Uit het voorgaande volgt dat de grieven I en II in het principaal appel falen, terwijl grief III in dit appel slaagt. De grieven in het incidenteel appel falen. Het vonnis van de rechtbank van 3 april 2013 zal gedeeltelijk worden vernietigd, en gedeeltelijk worden bekrachtigd. De vonnissen van 29 september 2010 en 27 juli 2011 zullen worden bekrachtigd nu de dicta van die vonnissen geen beslissingen bevatten die dienen te worden vernietigd.
[appellante] zal als de grotendeels in het ongelijk gestelde partij worden veroordeeld in de kosten van het principaal appel.
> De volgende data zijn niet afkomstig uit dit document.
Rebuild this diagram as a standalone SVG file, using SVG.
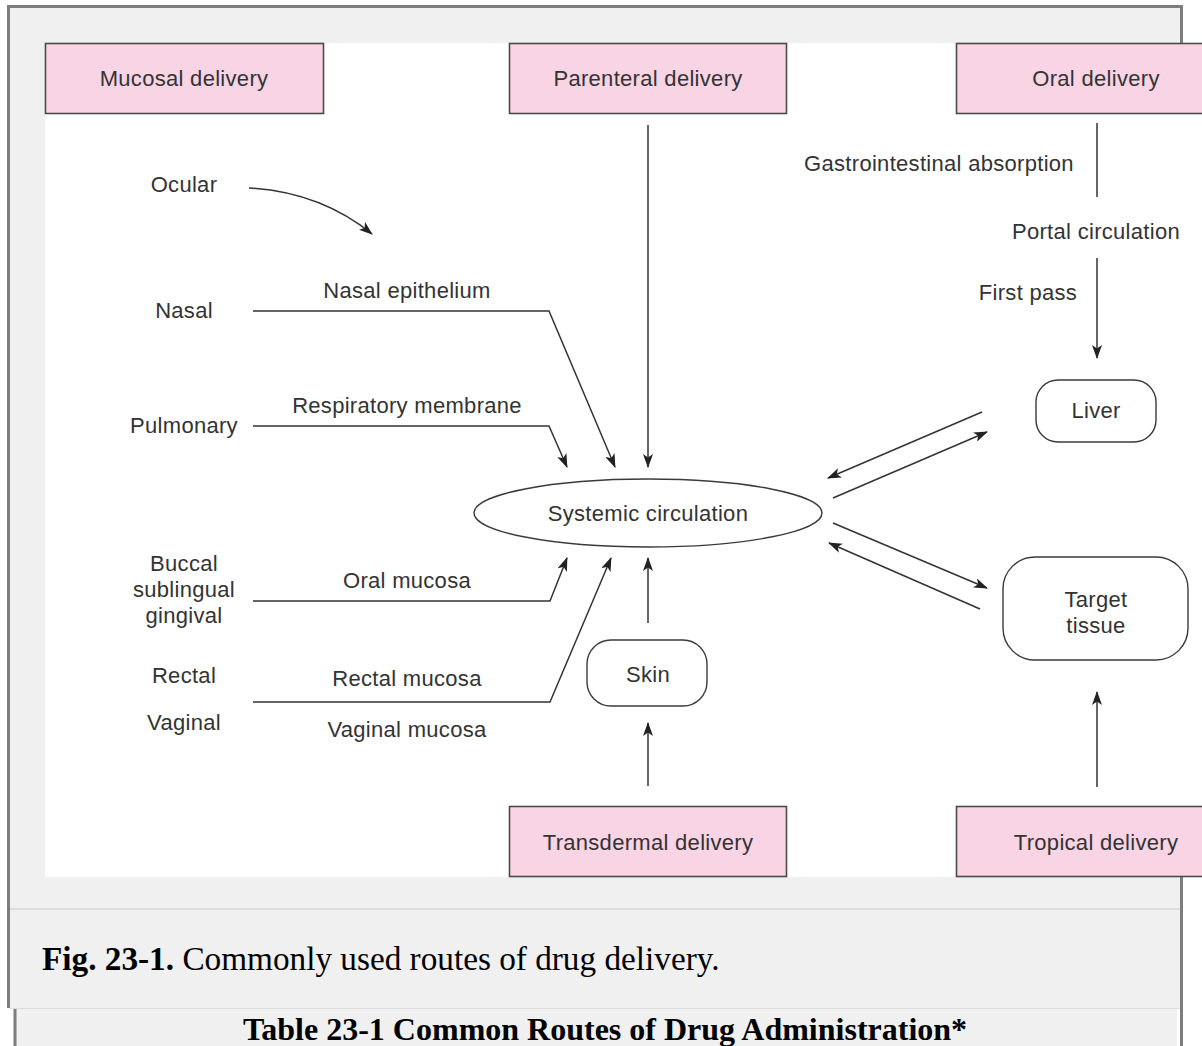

[geïntimeerden] zullen als de in het ongelijk gestelde partij worden veroordeeld in de kosten van het incidenteel appel.

4.De uitspraak

Het hof:
op het principaal en incidenteel hoger beroep
vernietigt het vonnis van de rechtbank Oost-Brabant van 3 april 2013 voor zover daarin de vordering ter zake de buitengerechtelijke incassokosten van € 1.338,75 is afgewezen en [appellante] is veroordeeld tot betaling aan [geïntimeerden] van de proceskosten ten bedrage van € 6.559,= vermeerderd met wettelijke rente;
en in zoverre opnieuw recht doende:
- veroordeelt [geïntimeerden] tot betaling aan [appellante] van een bedrag van € 1.338,75 (incl. btw) aan buitengerechtelijke kosten;
- compenseert de proceskosten tussen partijen in die zin dat iedere partij de eigen kosten draagt;
bekrachtigt voormeld vonnis van de rechtbank Oost-Brabant van 3 april 2013 voor het overige;
bekrachtigt de tussenvonnissen van de rechtbank ‘s-Hertogenbosch van 29 september 2010 en 27 juli 2011;
veroordeelt [geïntimeerden] tot terugbetaling aan [appellante] van hetgeen [appellante] ter uitvoering van het vonnis van 3 april 2013 aan [geïntimeerden] heeft voldaan, te vermeerderen met de wettelijke rente over dit bedrag vanaf de dag der voldoening tot aan de dag van terugbetaling aan [appellante];
veroordeelt [appellante] in de proceskosten van het principaal appel, welke kosten tot op heden aan de zijde van [geïntimeerden] worden begroot op € 683,= aan verschotten en op € 4.893,= aan salaris advocaat, en voor wat betreft de nakosten op € 131,-- indien geen betekening plaatsvindt, dan wel op € 199,-- vermeerderd met de explootkosten indien niet binnen veertien dagen na de datum van dit arrest is voldaan aan de bij dit arrest uitgesproken veroordelingen en betekening van dit arrest heeft plaatsgevonden;
en bepaalt dat deze bedragen binnen veertien dagen na de dag van deze uitspraak moeten zijn voldaan, te vermeerderen met de wettelijke rente als bedoeld in artikel 6:119 BW vanaf het einde van voormelde termijn tot aan de dag der voldoening;
veroordeelt [geïntimeerden] in de proceskosten van het incidenteel appel, welke kosten tot op heden aan de zijde van [appellante] worden begroot op nihil aan verschotten en op € 2.446,50 aan salaris advocaat, en voor wat betreft de nakosten op € 131,-- indien geen betekening plaatsvindt, dan wel op € 199,-- vermeerderd met de explootkosten indien niet binnen veertien dagen na de datum van dit arrest is voldaan aan de bij dit arrest uitgesproken veroordelingen en betekening van dit arrest heeft plaatsgevonden;
en bepaalt dat deze bedragen binnen veertien dagen na de dag van deze uitspraak moeten zijn voldaan, te vermeerderen met de wettelijke rente als bedoeld in artikel 6:119 BW vanaf het einde van voormelde termijn tot aan de dag der voldoening;
verklaart dit arrest uitvoerbaar bij voorraad.
Dit arrest is gewezen door mrs. J.A.M. van Schaik-Veltman, L.R. van Harinxma thoe Slooten en J. Kranenburg en is in het openbaar uitgesproken door de rolraadsheer op 9 september 2014.